Friday, May 16, 2014

A Pregnant Pause

"Her life was full of incident but not of accomplishment."

That's something E.B. White wrote about his dog, Daisy, in her obituary after she was accidentally run over by a car.
As I sit before my laptop at two a.m. this evening, when studying feels almost more impossible than failing the bar exam (for a third time, mind you), I feel like this could very well be the sort of thing written about me at my death.

Her life was full of incident but not of accomplishment.
She enjoyed many a lover but, alas, never found that special investor willing to purchase the cow, 
having gotten the milk for free. 
Though there were things she was good at--keeping her ever hopeful pets from escaping;
remembering lines from iconic teen films--
the longer list to be had was what she was not good at, 
specifically having never really made use of her Undergraduate or Legal Degrees.
She is survived by several tiny balls of hair she left laying around her home 
and her cat, Venkman, who finally succeeded in escaping.


Maybe all of this existentialism is being brought about by the fact that I turn 27 in less than a month. 
In October, having been unceremoniously dumped by Crane, having quit my first job and having no other prospective job lined up, and having received the news that I would be taking the bar a second time, I created a small point graph that I dubbed the "Chart of Twenty-Six-itude." It basically plotted all my high, low, and plateau points over the year. I carried it around with me, as if I needed a physical reminder of all the nagging failures loudly chatting consistently in my head, until one day I dropped it and had to retrace my steps to recover it, for fear that someone else would read it and understand how truly pathetic and disappointing this year has been. 

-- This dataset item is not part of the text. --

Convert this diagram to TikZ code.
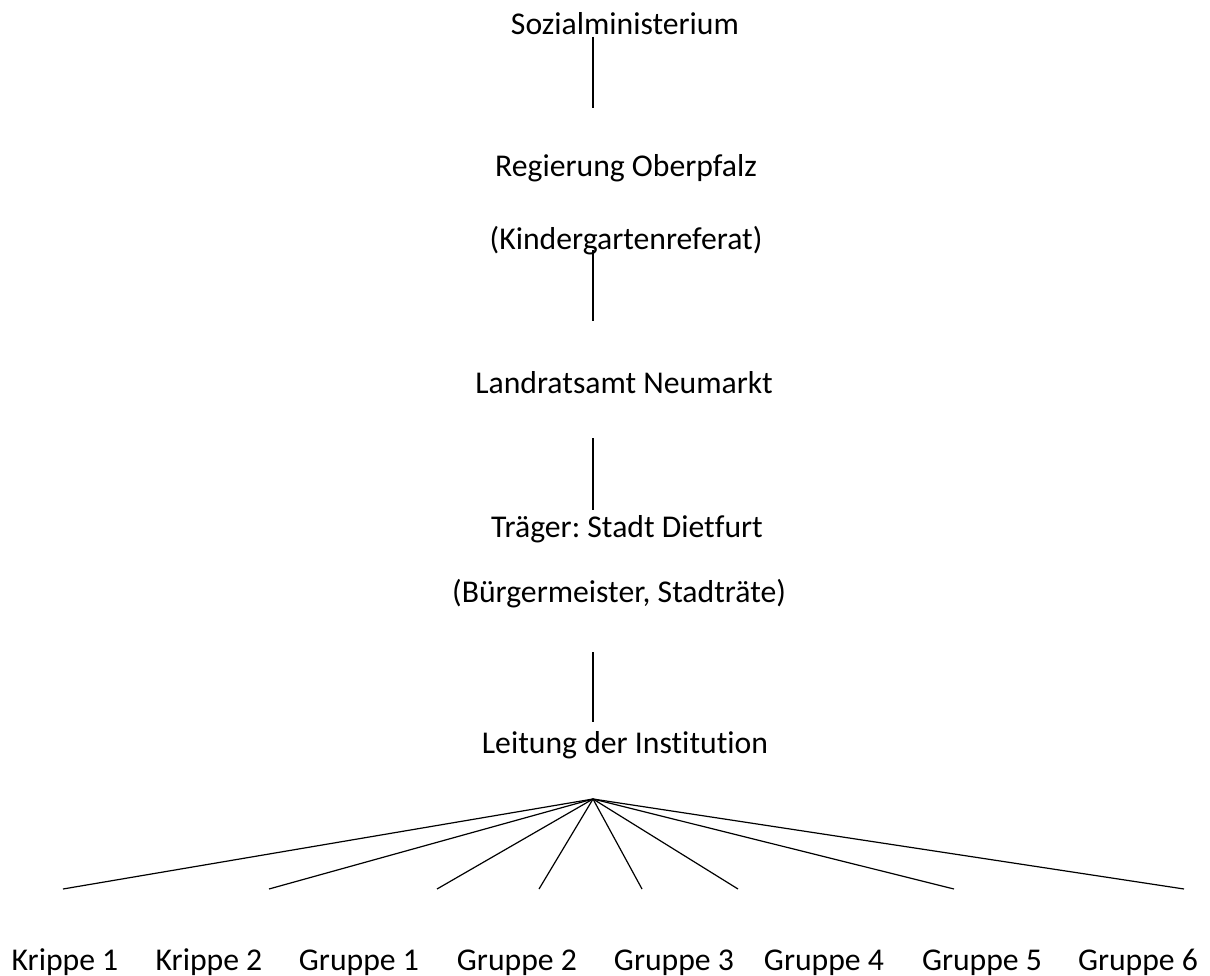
\documentclass[tikz,border=0pt]{standalone}
\usepackage{fontspec}
\setmainfont{Carlito}[Ligatures={NoCommon}]
\frenchspacing
\begin{document}
\begin{tikzpicture}[x=1pt,y=-1pt,
  lbl/.style={anchor=base,inner sep=0pt,font=\fontsize{31.7}{38}\selectfont\frenchspacing},
  conn/.style={line width=1.2pt,black}]
\useasboundingbox (0,0) rectangle (1210,976);
% labels
\node[lbl] (soz) at (625,35) {Sozialministerium};
\node[lbl] (reg) at (626,177) {Regierung Oberpfalz};
\node[lbl] (kig) at (626,250) {(Kindergartenreferat)};
\node[lbl] (lra) at (624,393) {Landratsamt Neumarkt};
\node[lbl] (trg) at (627,537) {Träger: Stadt Dietfurt};
\node[lbl] (bgm) at (619,602) {(Bürgermeister, Stadträte)};
\node[lbl] (ltg) at (625,753) {Leitung der Institution};
\node[lbl] (k1) at (65,970) {Krippe 1};
\node[lbl] (k2) at (209,970) {Krippe 2};
\node[lbl] (g1) at (359,970) {Gruppe 1};
\node[lbl] (g2) at (517,970) {Gruppe 2};
\node[lbl] (g3) at (674,970) {Gruppe 3};
\node[lbl] (g4) at (824,970) {Gruppe 4};
\node[lbl] (g5) at (982,970) {Gruppe 5};
\node[lbl] (g6) at (1138,970) {Gruppe 6};
% vertical connectors
\coordinate (v1a) at (593,37);  \coordinate (v1b) at (593,108);
\coordinate (v2a) at (593,250); \coordinate (v2b) at (593,321);
\coordinate (v3a) at (593,438); \coordinate (v3b) at (593,510);
\coordinate (v4a) at (593,652); \coordinate (v4b) at (593,722);
\draw[conn] (v1a) -- (v1b);
\draw[conn] (v2a) -- (v2b);
\draw[conn] (v3a) -- (v3b);
\draw[conn] (v4a) -- (v4b);
% fan
\coordinate (apex) at (593,799);
\coordinate (e1) at (63,889);
\coordinate (e2) at (269,889);
\coordinate (e3) at (437,889);
\coordinate (e4) at (539,889);
\coordinate (e5) at (642,889);
\coordinate (e6) at (738,889);
\coordinate (e7) at (954,889);
\coordinate (e8) at (1184,889);
\foreach \e in {e1,e2,e3,e4,e5,e6,e7,e8}
  \draw[conn] (apex) -- (\e);
\end{tikzpicture}
\end{document}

When I'm tired of self-loathing, I pull my head out of my ass for a moment and think about the things that *are* right. My chief happiness is being in this city and living so close to my brother. He's my family, in both the literal sense of our being brother and sister, but also by way of our relationship giving me a sense of stability, and belonging, and safety. I'm happy here because he's here.
Even still, if you take that away, I still have so much that I am grateful for.

I told a friend recently,
"It's not that I haven't actually done anything this year, it's just that it feels sometimes that even though time is moving forward, my life is at a stand still. It's like I'm not progressing. I feel like I've been paused."

And although that's an accurate statement of how I feel right now, I'm almost positive that if I call this part of my life a pause, (I can only hope) it's apt to be a pregnant pause.

 Wiktionary describes pregnant pauses as those giving, "the impression that it will be followed by something significant." 

& I have to believe that whatever happens from here, whatever is next, will be just that--significant.